Your task is to retype, word for word, the lines from the start of the data through the line holding "const xTicks = [0, 0.25, 0.5, 0.75, 1];". Do not include the pictures.

▶ RAW DATA:
════════════════════
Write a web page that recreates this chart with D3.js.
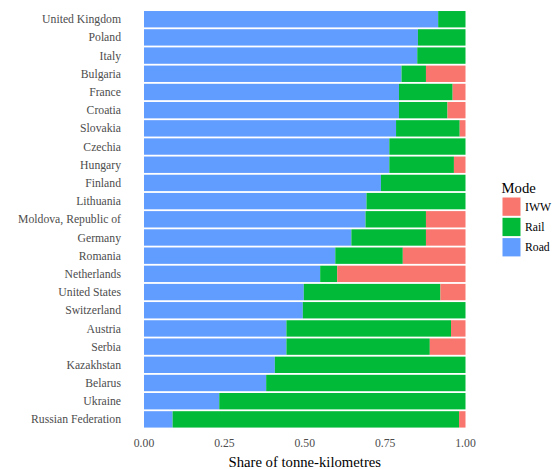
<!DOCTYPE html>
<html lang="en">
<head>
    <meta charset="UTF-8">
    <title>Share of tonne-kilometres by mode</title>
    <script src="https://d3js.org/d3.v7.min.js"></script>
    <style>
        body { margin: 0; background: #fff; }
        svg text { font-family: 'Liberation Serif', 'DejaVu Serif', serif; }
    </style>
</head>
<body>
    <svg id="chart" width="555" height="469"></svg>

    <script>
        // data, top to bottom
        const countries = ["United Kingdom", "Poland", "Italy", "Bulgaria", "France", "Croatia", "Slovakia",
            "Czechia", "Hungary", "Finland", "Lithuania", "Moldova, Republic of", "Germany", "Romania",
            "Netherlands", "United States", "Switzerland", "Austria", "Serbia", "Kazakhstan", "Belarus",
            "Ukraine", "Russian Federation"];
        const road = [0.915, 0.852, 0.850, 0.801, 0.793, 0.793, 0.784, 0.763, 0.763, 0.737, 0.692, 0.689,
            0.645, 0.595, 0.548, 0.497, 0.494, 0.443, 0.443, 0.407, 0.380, 0.234, 0.089];
        const rail = [0.085, 0.148, 0.150, 0.076, 0.167, 0.151, 0.198, 0.237, 0.201, 0.263, 0.308, 0.188,
            0.232, 0.210, 0.053, 0.425, 0.506, 0.512, 0.446, 0.593, 0.620, 0.766, 0.891];
        const iww = [0, 0, 0, 0.123, 0.040, 0.056, 0.018, 0, 0.036, 0, 0, 0.123,
            0.123, 0.195, 0.399, 0.078, 0, 0.045, 0.111, 0, 0, 0, 0.020];
        const modes = ["Road", "Rail", "IWW"];
        const legendModes = ["IWW", "Rail", "Road"];
        const xTicks = [0, 0.25, 0.5, 0.75, 1];

        const colors = { IWW: "#F8766D", Rail: "#00BA38", Road: "#619CFF" };
        const serif = "'Liberation Serif', 'DejaVu Serif', serif";

        const rows = countries.map((c, i) => ({ country: c, Road: road[i], Rail: rail[i], IWW: iww[i] }));

        const svg = d3.select("#chart");
        const margin = { left: 144, right: 89.5, top: 8.3, bottom: 38.7 };
        const W = 555, H = 469;

        const x = d3.scaleLinear().domain([0, 1]).range([margin.left, W - margin.right]);
        const y = d3.scaleBand().domain(countries)
            .range([margin.top, H - margin.bottom])
            .paddingInner(0.1).paddingOuter(0.15);

        const series = d3.stack().keys(modes)(rows);

        svg.append("g").selectAll("g")
            .data(series)
            .enter().append("g")
            .attr("fill", d => colors[d.key])
            .selectAll("rect")
            .data(d => d)
            .enter().append("rect")
            .attr("x", d => x(d[0]))
            .attr("width", d => Math.max(0, x(d[1]) - x(d[0])))
            .attr("y", d => y(d.data.country))
            .attr("height", y.bandwidth());

        // y axis labels
        svg.append("g").selectAll("text")
            .data(countries)
            .enter().append("text")
            .attr("x", 121)
            .attr("y", d => y(d) + y.bandwidth() / 2)
            .attr("dy", "0.35em")
            .attr("text-anchor", "end")
            .attr("fill", "#4D4D4D")
            .attr("font-family", serif)
            .attr("font-size", "11.7px")
            .text(d => d);

        // x axis labels
        svg.append("g").selectAll("text")
            .data(xTicks)
            .enter().append("text")
            .attr("x", d => x(d))
            .attr("y", 443)
            .attr("dy", "0.35em")
            .attr("text-anchor", "middle")
            .attr("fill", "#4D4D4D")
            .attr("font-family", serif)
            .attr("font-size", "11.7px")
            .text(d => d3.format(".2f")(d));

        svg.append("text")
            .attr("x", (x(0) + x(1)) / 2)
            .attr("y", 462)
            .attr("dy", "0.35em")
            .attr("text-anchor", "middle")
            .attr("fill", "#000")
            .attr("font-family", serif)
            .attr("font-size", "14.7px")
            .text("Share of tonne-kilometres");

        // legend
        const legend = svg.append("g");
        legend.append("text")
            .attr("x", 501.5)
            .attr("y", 188)
            .attr("dy", "0.35em")
            .attr("font-family", serif)
            .attr("font-size", "14.7px")
            .text("Mode");

        const items = legend.selectAll(".legend-item")
            .data(legendModes)
            .enter().append("g")
            .attr("class", "legend-item")
            .attr("transform", (d, i) => `translate(502.5, ${197.5 + i * 20.3})`);
        items.append("rect")
            .attr("width", 18)
            .attr("height", 18.3)
            .attr("fill", d => colors[d]);
        items.append("text")
            .attr("x", 22.5)
            .attr("y", 9.2)
            .attr("dy", "0.35em")
            .attr("font-family", serif)
            .attr("font-size", "11.7px")
            .text(d => d);
    </script>
</body>
</html>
════════════════════
▶ RESULT OF THIS EXERCISE:
Write a web page that recreates this chart with D3.js.
<!DOCTYPE html>
<html lang="en">
<head>
    <meta charset="UTF-8">
    <title>Share of tonne-kilometres by mode</title>
    <script src="https://d3js.org/d3.v7.min.js"></script>
    <style>
        body { margin: 0; background: #fff; }
        svg text { font-family: 'Liberation Serif', 'DejaVu Serif', serif; }
    </style>
</head>
<body>
    <svg id="chart" width="555" height="469"></svg>

    <script>
        // data, top to bottom
        const countries = ["United Kingdom", "Poland", "Italy", "Bulgaria", "France", "Croatia", "Slovakia",
            "Czechia", "Hungary", "Finland", "Lithuania", "Moldova, Republic of", "Germany", "Romania",
            "Netherlands", "United States", "Switzerland", "Austria", "Serbia", "Kazakhstan", "Belarus",
            "Ukraine", "Russian Federation"];
        const road = [0.915, 0.852, 0.850, 0.801, 0.793, 0.793, 0.784, 0.763, 0.763, 0.737, 0.692, 0.689,
            0.645, 0.595, 0.548, 0.497, 0.494, 0.443, 0.443, 0.407, 0.380, 0.234, 0.089];
        const rail = [0.085, 0.148, 0.150, 0.076, 0.167, 0.151, 0.198, 0.237, 0.201, 0.263, 0.308, 0.188,
            0.232, 0.210, 0.053, 0.425, 0.506, 0.512, 0.446, 0.593, 0.620, 0.766, 0.891];
        const iww = [0, 0, 0, 0.123, 0.040, 0.056, 0.018, 0, 0.036, 0, 0, 0.123,
            0.123, 0.195, 0.399, 0.078, 0, 0.045, 0.111, 0, 0, 0, 0.020];
        const modes = ["Road", "Rail", "IWW"];
        const legendModes = ["IWW", "Rail", "Road"];
        const xTicks = [0, 0.25, 0.5, 0.75, 1];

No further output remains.